Skillet Chicken Pot Pie Recipe
Skillet chicken pot pie is one of the best recipes I have had! It is delightfully creamy, made with fresh vegetables, and a perfect flaky crust to top it off.
Prep Time25 minutes mins
Cook Time20 minutes mins
Total Time45 minutes mins
Course: Main Course
Cuisine: American
Keyword: Best Chicken Dinner, Easy Chicken Pot Pie Recipe, Easy dinner recipe, Family dinner recipe, Skillet Recipe
Servings: 8
Calories: 406kcal
- 2 Tablespoons butter
- 3 celery stalks diced
- 3 carrots diced
- 1 onion diced
- 2 red potatoes diced
- 2 teaspoons garlic minced
- salt and pepper to taste
- ¼ cup flour
- 2 cups chicken broth
- 8 ounces cream cheese
- 2 cup chicken cooked and shredded
- ½ cup peas
- 2 Tablespoons fresh parsley finely minced
- 1 sheet frozen pastry puff sheet thawed
- 1 egg
Preheat oven to 350 degrees F.
Melt butter in a large saucepan over medium-high heat.

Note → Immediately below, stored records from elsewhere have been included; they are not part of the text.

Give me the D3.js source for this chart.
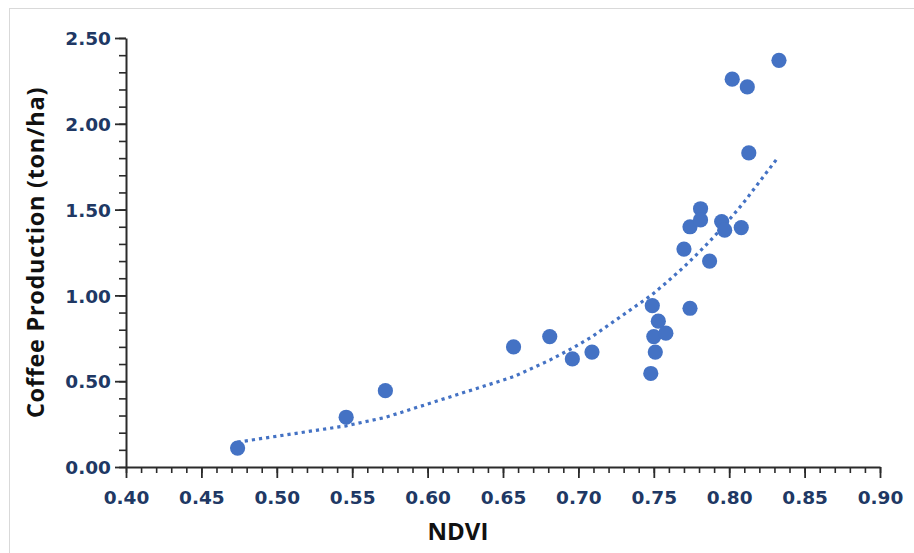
<!DOCTYPE html>
<html>
<head>
<meta charset="utf-8">
<script src="https://cdn.jsdelivr.net/npm/d3@7"></script>
<style>
  html, body { margin: 0; padding: 0; background: #ffffff; }
  svg { display: block; }
</style>
</head>
<body>
<svg id="chart" width="914" height="553"></svg>
<script>
// ---- data ----
const ndvi = [0.474, 0.546, 0.572, 0.657, 0.681, 0.696, 0.709, 0.748, 0.749, 0.751,
              0.750, 0.753, 0.758, 0.770, 0.774, 0.774, 0.781, 0.781, 0.787, 0.795,
              0.797, 0.808, 0.813, 0.802, 0.812, 0.833];
const production = [0.11, 0.29, 0.445, 0.70, 0.76, 0.63, 0.67, 0.545, 0.94, 0.67,
                    0.76, 0.85, 0.78, 1.27, 0.925, 1.40, 1.505, 1.44, 1.20, 1.43,
                    1.38, 1.395, 1.83, 2.26, 2.215, 2.37];
// dotted trend line
const trendX = [0.474, 0.546, 0.572, 0.657, 0.681, 0.696, 0.709, 0.748, 0.750, 0.751,
                0.753, 0.758, 0.770, 0.774, 0.781, 0.787, 0.795, 0.797, 0.802, 0.808,
                0.812, 0.813, 0.832];
const trendY = [0.145, 0.240, 0.289, 0.526, 0.623, 0.692, 0.759, 0.999, 1.013, 1.020,
                1.035, 1.072, 1.166, 1.200, 1.261, 1.315, 1.391, 1.411, 1.461, 1.524,
                1.568, 1.580, 1.800];
const xTicks = [0.40, 0.45, 0.50, 0.55, 0.60, 0.65, 0.70, 0.75, 0.80, 0.85, 0.90];
const yTicks = [0.00, 0.50, 1.00, 1.50, 2.00, 2.50];
const xTitle = "NDVI";
const yTitle = "Coffee Production (ton/ha)";

// ---- layout ----
const svg = d3.select("#chart");
const mLeft = 126, mRight = 880, mTop = 38, mBottom = 467;
const blue = "#4472C4", axisCol = "#2b2b2b", tickCol = "#203864";

svg.append("rect").attr("x", 9.5).attr("y", 8.5).attr("width", 930).attr("height", 560)
  .attr("fill", "#fff").attr("stroke", "#d9d9d9").attr("stroke-width", 1);

const x = d3.scaleLinear().domain([0.40, 0.90]).range([mLeft, mRight]);
const y = d3.scaleLinear().domain([0, 2.5]).range([mBottom, mTop]);

// minor ticks
const xMinor = d3.range(40, 91).map(d => d / 100);
const yMinor = d3.range(0, 26).map(d => d / 10);

const gxMinor = svg.append("g").attr("transform", `translate(0,${mBottom})`)
  .call(d3.axisBottom(x).tickValues(xMinor).tickSize(6).tickFormat(""));
const gyMinor = svg.append("g").attr("transform", `translate(${mLeft},0)`)
  .call(d3.axisLeft(y).tickValues(yMinor).tickSize(7).tickFormat(""));
[gxMinor, gyMinor].forEach(g => {
  g.select(".domain").remove();
  g.selectAll("line").attr("stroke", axisCol).attr("stroke-width", 1.6);
});

const gx = svg.append("g").attr("transform", `translate(0,${mBottom})`)
  .call(d3.axisBottom(x).tickValues(xTicks).tickSize(11).tickPadding(13)
        .tickFormat(d3.format(".2f")).tickSizeOuter(0));
const gy = svg.append("g").attr("transform", `translate(${mLeft},0)`)
  .call(d3.axisLeft(y).tickValues(yTicks).tickSize(11).tickPadding(4)
        .tickFormat(d3.format(".2f")).tickSizeOuter(0));
[gx, gy].forEach(g => {
  g.select(".domain").attr("stroke", axisCol).attr("stroke-width", 2);
  g.selectAll(".tick line").attr("stroke", axisCol).attr("stroke-width", 1.8);
  g.selectAll(".tick text").attr("fill", tickCol)
    .style("font-family", "'DejaVu Sans', Verdana, sans-serif")
    .style("font-weight", "bold").style("font-size", "18.5px");
});
gy.selectAll(".tick text").attr("dy", "0.36em");

// axis titles
svg.append("text").text(xTitle)
  .attr("x", 458).attr("y", 540).attr("text-anchor", "middle")
  .style("font-family", "'Open Sans', sans-serif").style("font-weight", "bold")
  .style("font-size", "24px").attr("fill", "#111");
svg.append("text").text(yTitle)
  .attr("transform", `translate(44,${(mTop + mBottom) / 2}) rotate(-90)`)
  .attr("text-anchor", "middle")
  .style("font-family", "'Open Sans', sans-serif").style("font-weight", "bold")
  .style("letter-spacing", "0.7px")
  .style("font-size", "23.5px").attr("fill", "#111");

// trend line
const trend = trendX.map((v, i) => [v, trendY[i]]);
svg.append("path").datum(trend)
  .attr("d", d3.line().x(d => x(d[0])).y(d => y(d[1])))
  .attr("fill", "none").attr("stroke", blue).attr("stroke-width", 3.2)
  .attr("stroke-dasharray", "3.2,4");

// points
const pts = ndvi.map((v, i) => [v, production[i]]);
svg.append("g").selectAll("circle").data(pts).join("circle")
  .attr("cx", d => x(d[0])).attr("cy", d => y(d[1])).attr("r", 7.6)
  .attr("fill", blue);
</script>
</body>
</html>
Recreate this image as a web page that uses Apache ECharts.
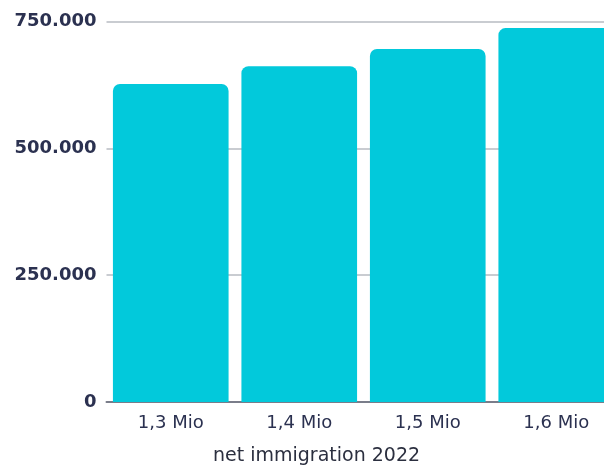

Add carrots, celery, onion, and potatoes. Saute for 8-10 minutes , or until vegetables begin to soften.
Add garlic and season with salt and pepper.

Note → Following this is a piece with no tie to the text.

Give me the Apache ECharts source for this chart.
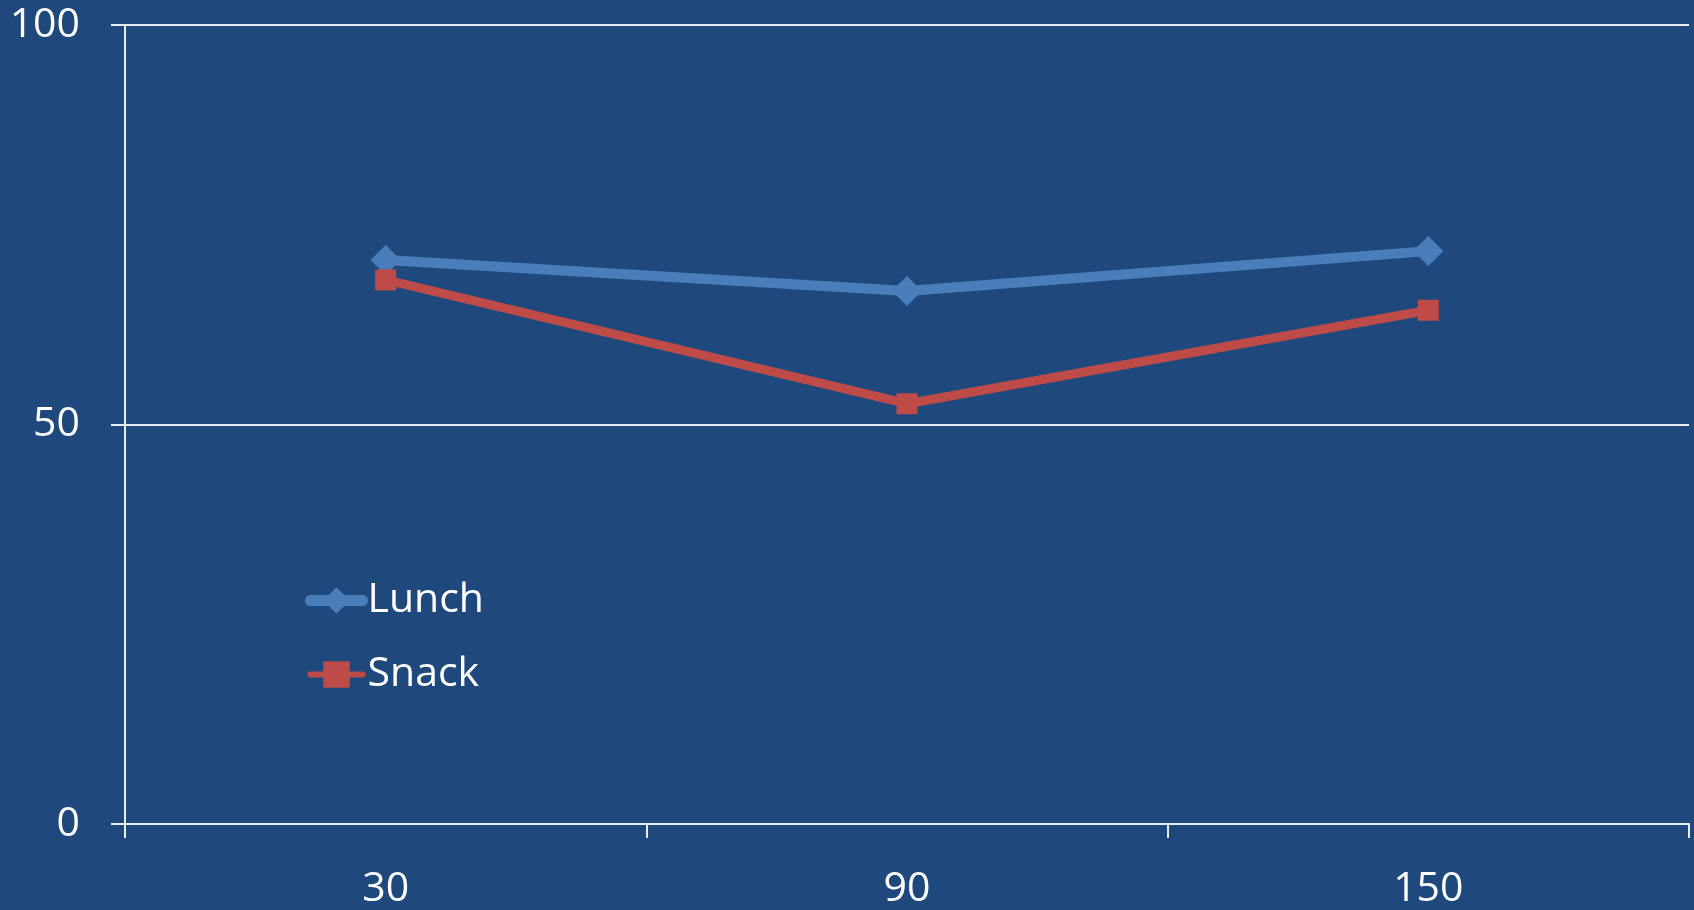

Mix in flour, chicken broth and cream cheese. Let cook for 5 more minutes, stirring constantly.
Fold in chicken and peas.
Pour mixture into a 12-inch oven safe skillet.
Roll out a sheet of puff pastry and place on top of skillet. Use a sharp knife to cut off any excess dough hanging over the sides.
Whisk egg in a small bowl and brush over the top of the pot pie.
Cook for 18-20 minutes, or until the top is golden brown.
- You can use pie crust in place of the puff pastry, however, it does give a bit of a different texture and you will have to cook the dish an extra 10-15 minutes longer to make sure the dough is cooked through all the way.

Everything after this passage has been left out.